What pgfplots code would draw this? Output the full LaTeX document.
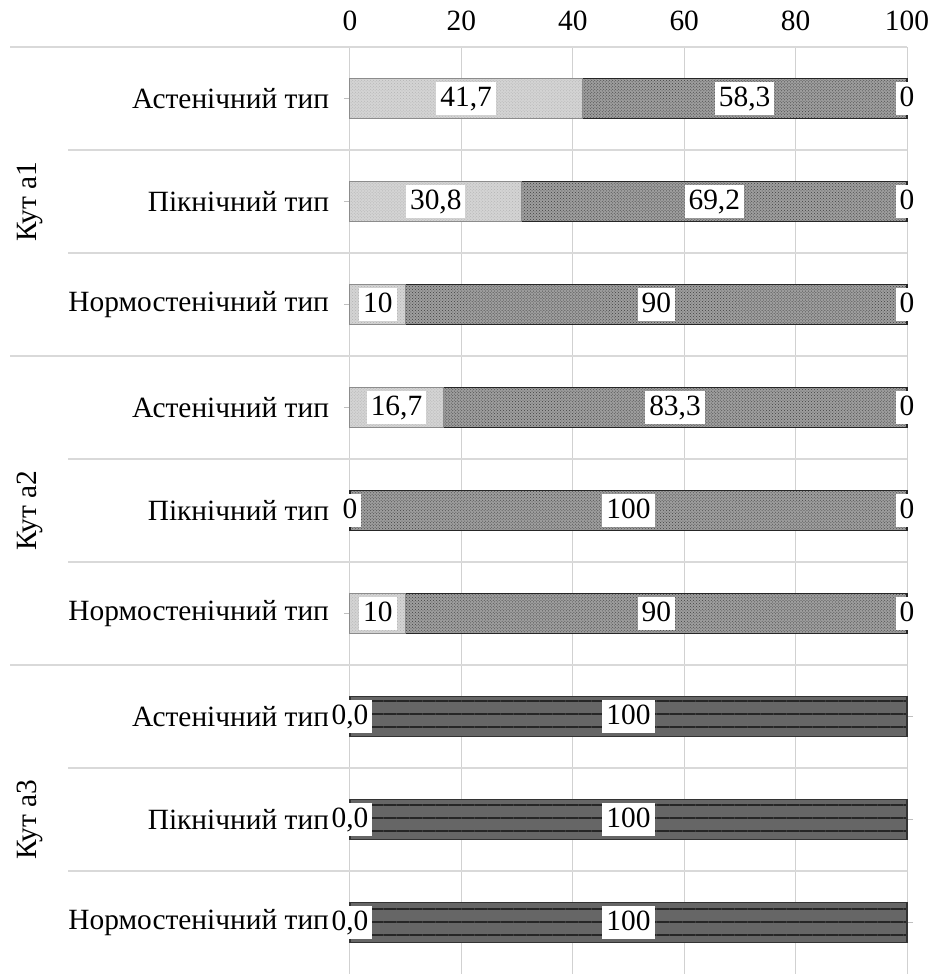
\documentclass[border=0pt]{standalone}
\usepackage{fontspec}
\setmainfont{Liberation Serif}
\usepackage{pgfplots}
\usepackage{pgfplotstable}
\pgfplotsset{compat=1.18}
\usetikzlibrary{patterns,patterns.meta}

\pgfplotstableread{
row a   la   b    lb   w   lw  c  lc
0   41.7 41,7 58.3 58,3 0   -   0  0
1   30.8 30,8 69.2 69,2 0   -   0  0
2   10   10   90   90   0   -   0  0
3   16.7 16,7 83.3 83,3 0   -   0  0
4   0    0    100  100  0   -   0  0
5   10   10   90   90   0   -   0  0
6   0    0,0  0    -    100 100 0  -
7   0    0,0  0    -    100 100 0  -
8   0    0,0  0    -    100 100 0  -
}\data

\def\nolabel{-}
\newcommand\barlabel{\edef\tmplbl{\pgfplotspointmeta}\ifx\tmplbl\nolabel\else\colorbox{white}{\rule[-5bp]{0pt}{25bp}\pgfplotspointmeta}\fi}
\setlength\fboxsep{4bp}

\pgfplotsset{
  common/.style={at={(0,0)}, anchor=south west,
    scale only axis, width=557bp, height=927bp,
    xmin=0, xmax=100, ymin=-0.5, ymax=8.5, y dir=reverse,
    enlargelimits=false, clip=false},
}

\begin{document}
\fontsize{29.5}{35}\selectfont
\begin{tikzpicture}
\begin{axis}[
  common, name=ax,
  xbar stacked, bar width=0.39,
  axis line style={draw=none},
  xtick={0,20,...,100}, xticklabel pos=upper,
  xtick style={draw=none},
  xmajorgrids, grid style={black!18, line width=1bp},
  ytick={0,...,8},
  yticklabels={Астенічний тип, Пікнічний тип, Нормостенічний тип,
               Астенічний тип, Пікнічний тип, Нормостенічний тип,
               Астенічний тип, Пікнічний тип, Нормостенічний тип},
  yticklabel style={xshift=-5bp},
  ytick style={black!25, line width=1bp}, major tick length=6bp, tick align=outside,
  /pgf/number format/assume math mode=true,
]
\addplot[fill=black!17, draw=black!45, line width=1bp,
  postaction={pattern=crosshatch dots, pattern color=black!30}]
  table[x=a, y=row] {\data};
\addplot[fill=black!38, draw=black!85, line width=1.5bp,
  postaction={pattern=crosshatch dots, pattern color=black!75}]
  table[x=b, y=row] {\data};
\addplot[fill=black!60, draw=black!80, line width=1.5bp,
  postaction={pattern={Lines[angle=0,distance=13bp,line width=2bp]}, pattern color=black!85}]
  table[x=w, y=row] {\data};
\addplot[fill=white, draw=black!85, line width=1.5bp]
  table[x=c, y=row] {\data};
% row separators
\pgfplotsinvokeforeach{0.5,1.5,3.5,4.5,6.5,7.5}{
  \draw[black!15, line width=1.2bp] (axis cs:-50.6,#1) -- (axis cs:100,#1);
}
\pgfplotsinvokeforeach{-0.5,2.5,5.5}{
  \draw[black!15, line width=1.2bp] (axis cs:-61,#1) -- (axis cs:100,#1);
}
\node[rotate=90] at (axis cs:-57.5,1) {Кут a1};
\node[rotate=90] at (axis cs:-57.5,4) {Кут a2};
\node[rotate=90] at (axis cs:-57.5,7) {Кут a3};
\end{axis}
% overlay axis for the value labels, centred in each segment
\begin{axis}[
  common, hide axis,
  lbl/.style={only marks, mark=none,
    point meta=explicit symbolic, nodes near coords={\barlabel},
    every node near coord/.append style={anchor=center, inner sep=0pt}},
]
\addplot[lbl] table[x expr={\thisrow{a}/2}, y=row, meta=la] {\data};
\addplot[lbl] table[x expr={\thisrow{a}+\thisrow{b}/2}, y=row, meta=lb] {\data};
\addplot[lbl] table[x expr={\thisrow{a}+\thisrow{b}+\thisrow{w}/2}, y=row, meta=lw] {\data};
\addplot[lbl] table[x expr={\thisrow{a}+\thisrow{b}+\thisrow{w}+\thisrow{c}/2}, y=row, meta=lc] {\data};
\end{axis}
\pgfresetboundingbox
\path ([xshift=-350bp]ax.south west) rectangle ([xshift=580bp,yshift=974bp]ax.south west);
\end{tikzpicture}
\end{document}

*DIRECTIVE:* Your task is to reproduce all of the material exactly. The pictures stay out.

*SOLVED EXERCISE:*
What pgfplots code would draw this? Output the full LaTeX document.
\documentclass[border=0pt]{standalone}
\usepackage{fontspec}
\setmainfont{Liberation Serif}
\usepackage{pgfplots}
\usepackage{pgfplotstable}
\pgfplotsset{compat=1.18}
\usetikzlibrary{patterns,patterns.meta}

\pgfplotstableread{
row a   la   b    lb   w   lw  c  lc
0   41.7 41,7 58.3 58,3 0   -   0  0
1   30.8 30,8 69.2 69,2 0   -   0  0
2   10   10   90   90   0   -   0  0
3   16.7 16,7 83.3 83,3 0   -   0  0
4   0    0    100  100  0   -   0  0
5   10   10   90   90   0   -   0  0
6   0    0,0  0    -    100 100 0  -
7   0    0,0  0    -    100 100 0  -
8   0    0,0  0    -    100 100 0  -
}\data

\def\nolabel{-}
\newcommand\barlabel{\edef\tmplbl{\pgfplotspointmeta}\ifx\tmplbl\nolabel\else\colorbox{white}{\rule[-5bp]{0pt}{25bp}\pgfplotspointmeta}\fi}
\setlength\fboxsep{4bp}

\pgfplotsset{
  common/.style={at={(0,0)}, anchor=south west,
    scale only axis, width=557bp, height=927bp,
    xmin=0, xmax=100, ymin=-0.5, ymax=8.5, y dir=reverse,
    enlargelimits=false, clip=false},
}

\begin{document}
\fontsize{29.5}{35}\selectfont
\begin{tikzpicture}
\begin{axis}[
  common, name=ax,
  xbar stacked, bar width=0.39,
  axis line style={draw=none},
  xtick={0,20,...,100}, xticklabel pos=upper,
  xtick style={draw=none},
  xmajorgrids, grid style={black!18, line width=1bp},
  ytick={0,...,8},
  yticklabels={Астенічний тип, Пікнічний тип, Нормостенічний тип,
               Астенічний тип, Пікнічний тип, Нормостенічний тип,
               Астенічний тип, Пікнічний тип, Нормостенічний тип},
  yticklabel style={xshift=-5bp},
  ytick style={black!25, line width=1bp}, major tick length=6bp, tick align=outside,
  /pgf/number format/assume math mode=true,
]
\addplot[fill=black!17, draw=black!45, line width=1bp,
  postaction={pattern=crosshatch dots, pattern color=black!30}]
  table[x=a, y=row] {\data};
\addplot[fill=black!38, draw=black!85, line width=1.5bp,
  postaction={pattern=crosshatch dots, pattern color=black!75}]
  table[x=b, y=row] {\data};
\addplot[fill=black!60, draw=black!80, line width=1.5bp,
  postaction={pattern={Lines[angle=0,distance=13bp,line width=2bp]}, pattern color=black!85}]
  table[x=w, y=row] {\data};
\addplot[fill=white, draw=black!85, line width=1.5bp]
  table[x=c, y=row] {\data};
% row separators
\pgfplotsinvokeforeach{0.5,1.5,3.5,4.5,6.5,7.5}{
  \draw[black!15, line width=1.2bp] (axis cs:-50.6,#1) -- (axis cs:100,#1);
}
\pgfplotsinvokeforeach{-0.5,2.5,5.5}{
  \draw[black!15, line width=1.2bp] (axis cs:-61,#1) -- (axis cs:100,#1);
}
\node[rotate=90] at (axis cs:-57.5,1) {Кут a1};
\node[rotate=90] at (axis cs:-57.5,4) {Кут a2};
\node[rotate=90] at (axis cs:-57.5,7) {Кут a3};
\end{axis}
% overlay axis for the value labels, centred in each segment
\begin{axis}[
  common, hide axis,
  lbl/.style={only marks, mark=none,
    point meta=explicit symbolic, nodes near coords={\barlabel},
    every node near coord/.append style={anchor=center, inner sep=0pt}},
]
\addplot[lbl] table[x expr={\thisrow{a}/2}, y=row, meta=la] {\data};
\addplot[lbl] table[x expr={\thisrow{a}+\thisrow{b}/2}, y=row, meta=lb] {\data};
\addplot[lbl] table[x expr={\thisrow{a}+\thisrow{b}+\thisrow{w}/2}, y=row, meta=lw] {\data};
\addplot[lbl] table[x expr={\thisrow{a}+\thisrow{b}+\thisrow{w}+\thisrow{c}/2}, y=row, meta=lc] {\data};
\end{axis}
\pgfresetboundingbox
\path ([xshift=-350bp]ax.south west) rectangle ([xshift=580bp,yshift=974bp]ax.south west);
\end{tikzpicture}
\end{document}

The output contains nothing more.